Os irmãos Joesley e Wesley Batista, da JBS (Fotos: Agência Brasil)

Cinco anos depois de instaurar inquérito civil público contra ato do governo de Marconi Perillo, em dezembro de 2014, que concedeu perdão fiscal de quase R$ 1 bilhão ao Grupo JBS, a 50ª Promotoria de Justiça de Goiás ingressou com ação civil pública declaratória de nulidade de ato administrativo contra o benefício fiscal. Autora da ação, a promotora Leila Maria de Oliveira pediu a declaração de inconstitucionalidade da Lei Complementar nº 160/2017 e do Convênio ICMS 190/2017, bem como de ressarcimento ao erário contra a JBS.

Na ação, é pedida a indisponibilidade de mais de R$ 949,104 milhões de quatro empresas filiais do grupo, a título de tutela provisória de evidência (não exige demonstração do perigo de dano – periculum in mora –, baseando-se unicamente na evidência, isto é, na demonstração documental). A promotora Leila Maria alega que houve “evidente caráter imoral e desproporcional” no benefício.

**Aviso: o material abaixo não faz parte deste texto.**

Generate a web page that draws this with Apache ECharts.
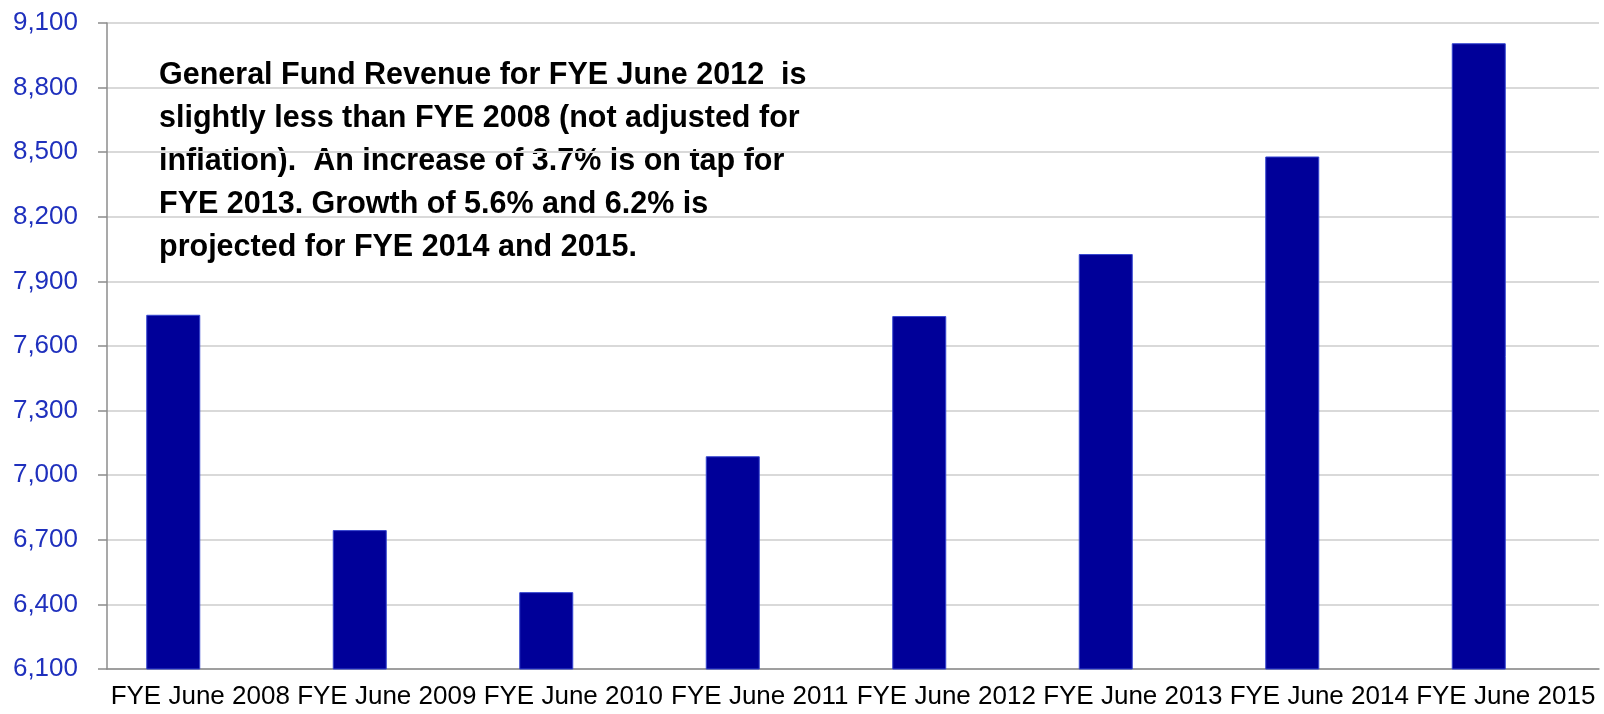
<!DOCTYPE html>
<html>
<head>
<meta charset="utf-8">
<script src="https://cdn.jsdelivr.net/npm/echarts@6/dist/echarts.min.js"></script>
<style>
  html, body { margin: 0; padding: 0; background: #fff; }
  #chart { width: 1604px; height: 714px; }
</style>
</head>
<body>
<div id="chart"></div>
<script>
// data
var categories = ['FYE June 2008', 'FYE June 2009', 'FYE June 2010', 'FYE June 2011',
                  'FYE June 2012', 'FYE June 2013', 'FYE June 2014', 'FYE June 2015'];
var revenue = [7745, 6745, 6457, 7088, 7739, 8027, 8480, 9006];
var emptySeries = [null, null, null, null, null, null, null, null];
var yMin = 6100;
var yMax = 9100;
var yStep = 300;
var noteLines = [
    'General Fund Revenue for FYE June 2012  is',
    'slightly less than FYE 2008 (not adjusted for',
    'inflation).  An increase of 3.7% is on tap for',
    'FYE 2013. Growth of 5.6% and 6.2% is',
    'projected for FYE 2014 and 2015.'
];

var chart = echarts.init(document.getElementById('chart'));
var option = {
    animation: false,
    grid: {
        left: 107,
        right: 5,
        top: 23,
        bottom: 45
    },
    xAxis: {
        type: 'category',
        data: categories,
        axisLine: { lineStyle: { color: '#8c8c8c', width: 1.5 } },
        axisTick: { length: 9, lineStyle: { color: '#8c8c8c', width: 1.5 } },
        axisLabel: {
            color: '#000',
            fontFamily: 'Liberation Sans',
            fontSize: 26,
            margin: 15,
            interval: 0
        }
    },
    yAxis: {
        type: 'value',
        min: yMin,
        max: yMax,
        interval: yStep,
        axisLine: { show: true, lineStyle: { color: '#8c8c8c', width: 1.5 } },
        axisTick: { show: true, length: 9, lineStyle: { color: '#8c8c8c', width: 1.5 } },
        axisLabel: {
            color: '#1f30bd',
            fontFamily: 'Liberation Sans',
            fontSize: 26,
            margin: 29
        },
        splitLine: { lineStyle: { color: '#d9d9d9', width: 2 } }
    },
    series: [{
        name: 'Revenue',
        type: 'bar',
        data: revenue,
        barWidth: 54,
        barGap: '0%',
        itemStyle: {
            color: '#000099',
            borderColor: '#3545d0',
            borderWidth: 1
        }
    }, {
        name: 'Blank',
        type: 'bar',
        data: emptySeries,
        barWidth: 54
    }],
    graphic: [{
        type: 'text',
        left: 159,
        top: 54,
        style: {
            text: noteLines.join('\n'),
            fill: '#000',
            font: 'bold 30.5px "Liberation Sans"',
            lineHeight: 43
        }
    }]
};
chart.setOption(option);
</script>
</body>
</html>
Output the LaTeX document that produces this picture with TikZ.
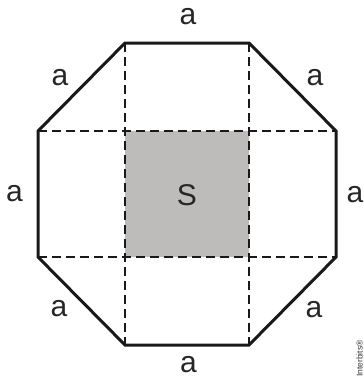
\documentclass[tikz,border=0pt]{standalone}
\usepackage{fontspec}
\setmainfont{Liberation Sans}
\definecolor{sqgray}{RGB}{189,188,186}
\begin{document}
\begin{tikzpicture}[x=1pt,y=-1pt,
  edge/.style={line width=3pt,line join=miter,black!90},
  guide/.style={line width=1.5pt,dash pattern=on 9pt off 5pt,black!90},
  lbl/.style={font=\fontsize{30}{32}\selectfont,inner sep=0pt,text=black!85}]
\useasboundingbox (0,0) rectangle (364,378);
\coordinate (A) at (125,43);
\coordinate (B) at (249,43);
\coordinate (C) at (336,131);
\coordinate (D) at (336,257);
\coordinate (E) at (249,345);
\coordinate (F) at (125,345);
\coordinate (G) at (38,257);
\coordinate (H) at (38,131);
\coordinate (P) at (125,131);
\coordinate (Q) at (249,257);
\fill[sqgray] (P) rectangle (Q);
\draw[guide] (A) -- (F);
\draw[guide] (B) -- (E);
\draw[guide] (H) -- (C);
\draw[guide] (G) -- (D);
\draw[edge] (A) -- (B) -- (C) -- (D) -- (E) -- (F) -- (G) -- (H) -- cycle;
\node[lbl] (s) at (187,195) {S};
\node[lbl] (a1) at (188,17) {a};
\node[lbl] (a2) at (60,78) {a};
\node[lbl] (a3) at (315,78) {a};
\node[lbl] (a4) at (14.5,194) {a};
\node[lbl] (a5) at (355,195) {a};
\node[lbl] (a6) at (59,309) {a};
\node[lbl] (a7) at (314,310) {a};
\node[lbl] (a8) at (188.5,365) {a};
\node[font=\fontsize{8.5}{9}\selectfont,inner sep=0pt,rotate=90,anchor=south west,text=black!80] (wm) at (363,377) {Interbits®};
\end{tikzpicture}
\end{document}
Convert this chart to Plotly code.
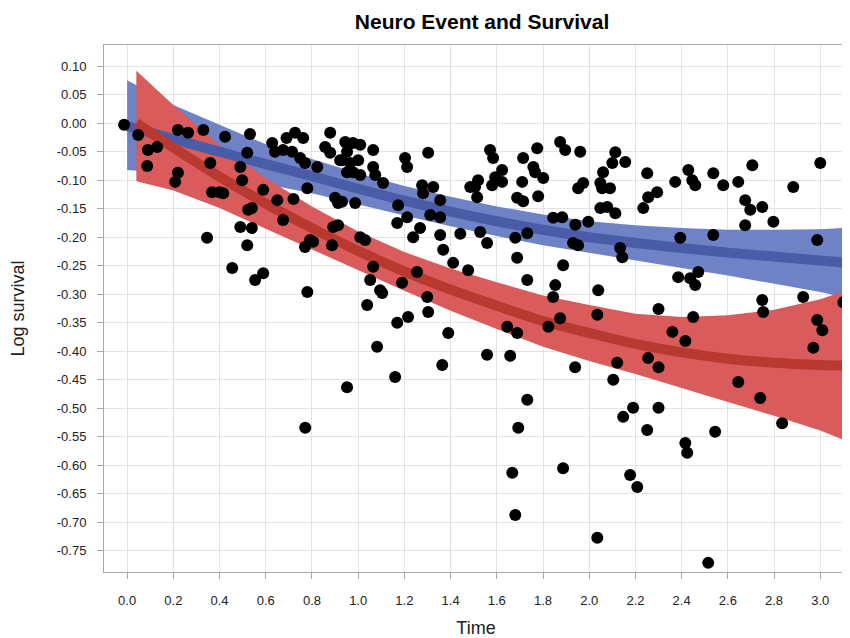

Segundo ela, a Lei 18.709/14, que alterou a redação do Programa Regulariza, teve vigência por apenas oito dias – de 22 a 29 de dezembro de 2014, tendo a promulgação da Lei estadual nº 18.709/2014 sido direcionada para, num momento de recesso dos órgãos públicos de controle, beneficiar, de maneira ilícita, as empresas requeridas.

Esta é a segunda ação da mesma promotoria em relação a esse perdão fiscal ao Grupo JBS. Em abril, a mesma promotora propôs uma ação civil pública por ato de improbidade administrativa contra Marconi pelo benefício fiscal a 1 mil empresas, entre elas o Friboi. Pediu ainda o bloqueio de R$ 3,9 bilhões em bens do ex-governador. A ação está na 4ª Vara da Fazenda Pública à espera de despacho da juíza Zilmene Gomide.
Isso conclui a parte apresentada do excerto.